= Short problem =
Copy out each line exactly; pictures stay out of the copy.

= Supplied information =
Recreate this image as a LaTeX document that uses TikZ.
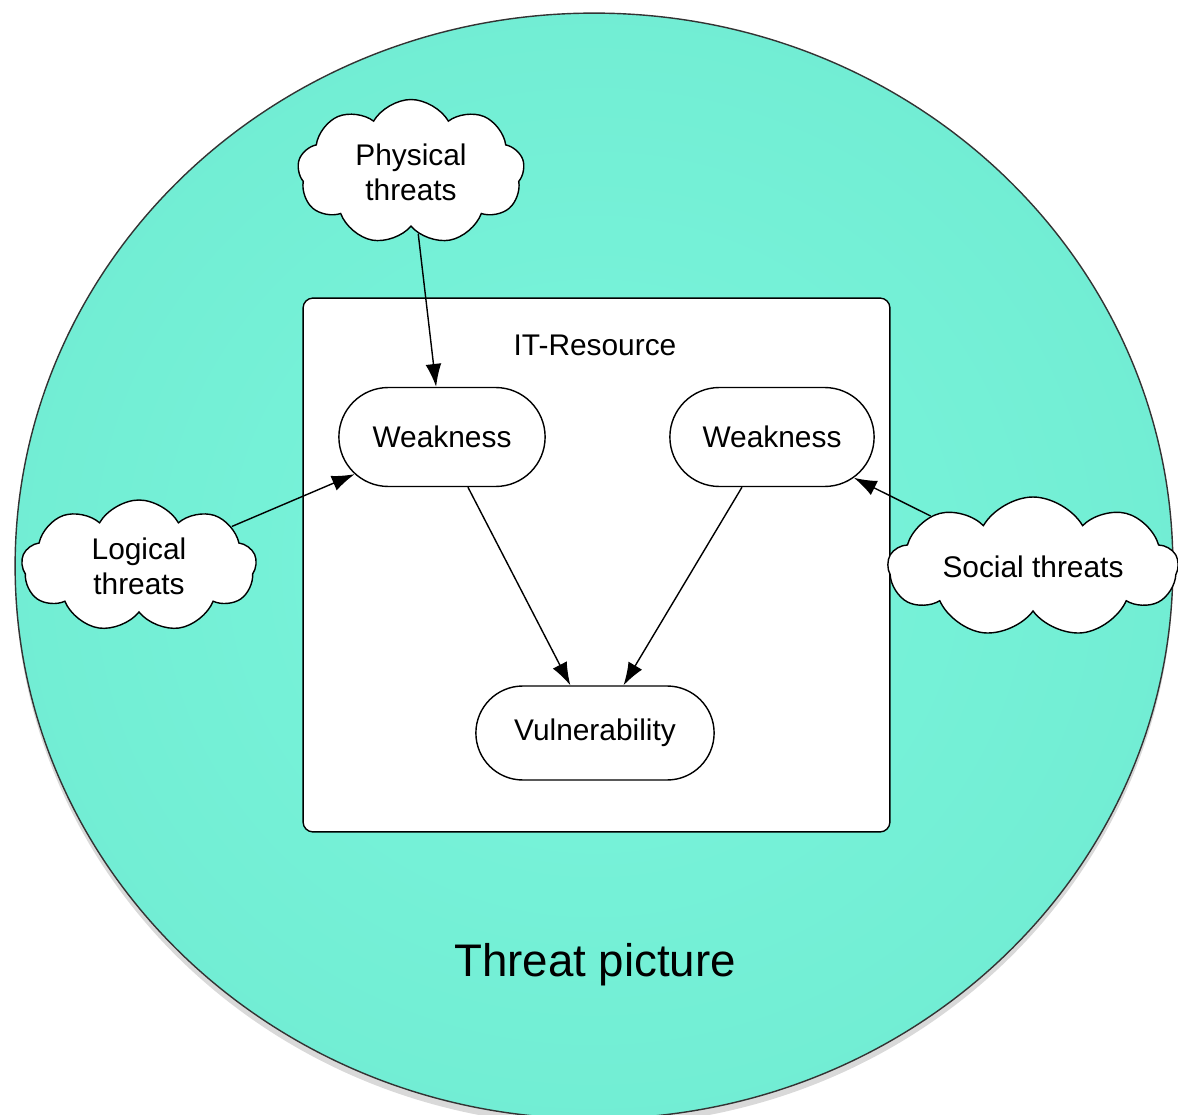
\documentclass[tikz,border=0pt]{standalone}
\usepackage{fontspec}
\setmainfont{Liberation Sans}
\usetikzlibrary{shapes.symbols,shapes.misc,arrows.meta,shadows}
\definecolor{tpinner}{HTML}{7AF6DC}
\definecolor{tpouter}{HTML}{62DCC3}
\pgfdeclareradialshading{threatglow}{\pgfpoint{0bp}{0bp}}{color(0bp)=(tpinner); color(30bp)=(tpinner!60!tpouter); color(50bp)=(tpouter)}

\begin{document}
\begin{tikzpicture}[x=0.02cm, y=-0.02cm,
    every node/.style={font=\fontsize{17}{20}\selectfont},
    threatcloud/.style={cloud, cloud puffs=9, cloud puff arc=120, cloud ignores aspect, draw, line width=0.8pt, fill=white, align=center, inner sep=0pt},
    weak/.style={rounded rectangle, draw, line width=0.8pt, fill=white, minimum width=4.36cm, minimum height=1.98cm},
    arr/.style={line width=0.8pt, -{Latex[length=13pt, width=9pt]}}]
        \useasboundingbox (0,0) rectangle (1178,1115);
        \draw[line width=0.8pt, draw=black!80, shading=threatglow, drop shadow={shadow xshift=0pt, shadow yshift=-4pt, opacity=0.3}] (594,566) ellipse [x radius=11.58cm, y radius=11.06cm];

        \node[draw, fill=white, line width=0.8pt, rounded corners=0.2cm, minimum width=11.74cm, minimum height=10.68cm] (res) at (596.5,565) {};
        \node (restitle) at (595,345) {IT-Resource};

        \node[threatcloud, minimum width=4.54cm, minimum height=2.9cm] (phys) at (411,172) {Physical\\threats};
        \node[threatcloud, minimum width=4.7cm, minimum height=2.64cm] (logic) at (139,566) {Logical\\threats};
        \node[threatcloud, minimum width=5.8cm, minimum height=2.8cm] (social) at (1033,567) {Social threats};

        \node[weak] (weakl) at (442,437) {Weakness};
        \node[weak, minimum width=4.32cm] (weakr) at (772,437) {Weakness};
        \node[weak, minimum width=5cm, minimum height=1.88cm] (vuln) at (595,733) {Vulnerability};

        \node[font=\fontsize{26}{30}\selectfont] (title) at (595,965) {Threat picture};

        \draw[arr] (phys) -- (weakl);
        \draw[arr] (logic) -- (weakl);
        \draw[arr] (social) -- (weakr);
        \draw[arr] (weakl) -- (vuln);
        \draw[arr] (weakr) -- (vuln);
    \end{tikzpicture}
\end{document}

= Solution below =
Recreate this image as a LaTeX document that uses TikZ.
\documentclass[tikz,border=0pt]{standalone}
\usepackage{fontspec}
\setmainfont{Liberation Sans}
\usetikzlibrary{shapes.symbols,shapes.misc,arrows.meta,shadows}
\definecolor{tpinner}{HTML}{7AF6DC}
\definecolor{tpouter}{HTML}{62DCC3}
\pgfdeclareradialshading{threatglow}{\pgfpoint{0bp}{0bp}}{color(0bp)=(tpinner); color(30bp)=(tpinner!60!tpouter); color(50bp)=(tpouter)}

\begin{document}
\begin{tikzpicture}[x=0.02cm, y=-0.02cm,
    every node/.style={font=\fontsize{17}{20}\selectfont},
    threatcloud/.style={cloud, cloud puffs=9, cloud puff arc=120, cloud ignores aspect, draw, line width=0.8pt, fill=white, align=center, inner sep=0pt},
    weak/.style={rounded rectangle, draw, line width=0.8pt, fill=white, minimum width=4.36cm, minimum height=1.98cm},
    arr/.style={line width=0.8pt, -{Latex[length=13pt, width=9pt]}}]
        \useasboundingbox (0,0) rectangle (1178,1115);
        \draw[line width=0.8pt, draw=black!80, shading=threatglow, drop shadow={shadow xshift=0pt, shadow yshift=-4pt, opacity=0.3}] (594,566) ellipse [x radius=11.58cm, y radius=11.06cm];

        \node[draw, fill=white, line width=0.8pt, rounded corners=0.2cm, minimum width=11.74cm, minimum height=10.68cm] (res) at (596.5,565) {};
        \node (restitle) at (595,345) {IT-Resource};

        \node[threatcloud, minimum width=4.54cm, minimum height=2.9cm] (phys) at (411,172) {Physical\\threats};
        \node[threatcloud, minimum width=4.7cm, minimum height=2.64cm] (logic) at (139,566) {Logical\\threats};
        \node[threatcloud, minimum width=5.8cm, minimum height=2.8cm] (social) at (1033,567) {Social threats};

        \node[weak] (weakl) at (442,437) {Weakness};
        \node[weak, minimum width=4.32cm] (weakr) at (772,437) {Weakness};
        \node[weak, minimum width=5cm, minimum height=1.88cm] (vuln) at (595,733) {Vulnerability};

        \node[font=\fontsize{26}{30}\selectfont] (title) at (595,965) {Threat picture};

        \draw[arr] (phys) -- (weakl);
        \draw[arr] (logic) -- (weakl);
        \draw[arr] (social) -- (weakr);
        \draw[arr] (weakl) -- (vuln);
        \draw[arr] (weakr) -- (vuln);
    \end{tikzpicture}
\end{document}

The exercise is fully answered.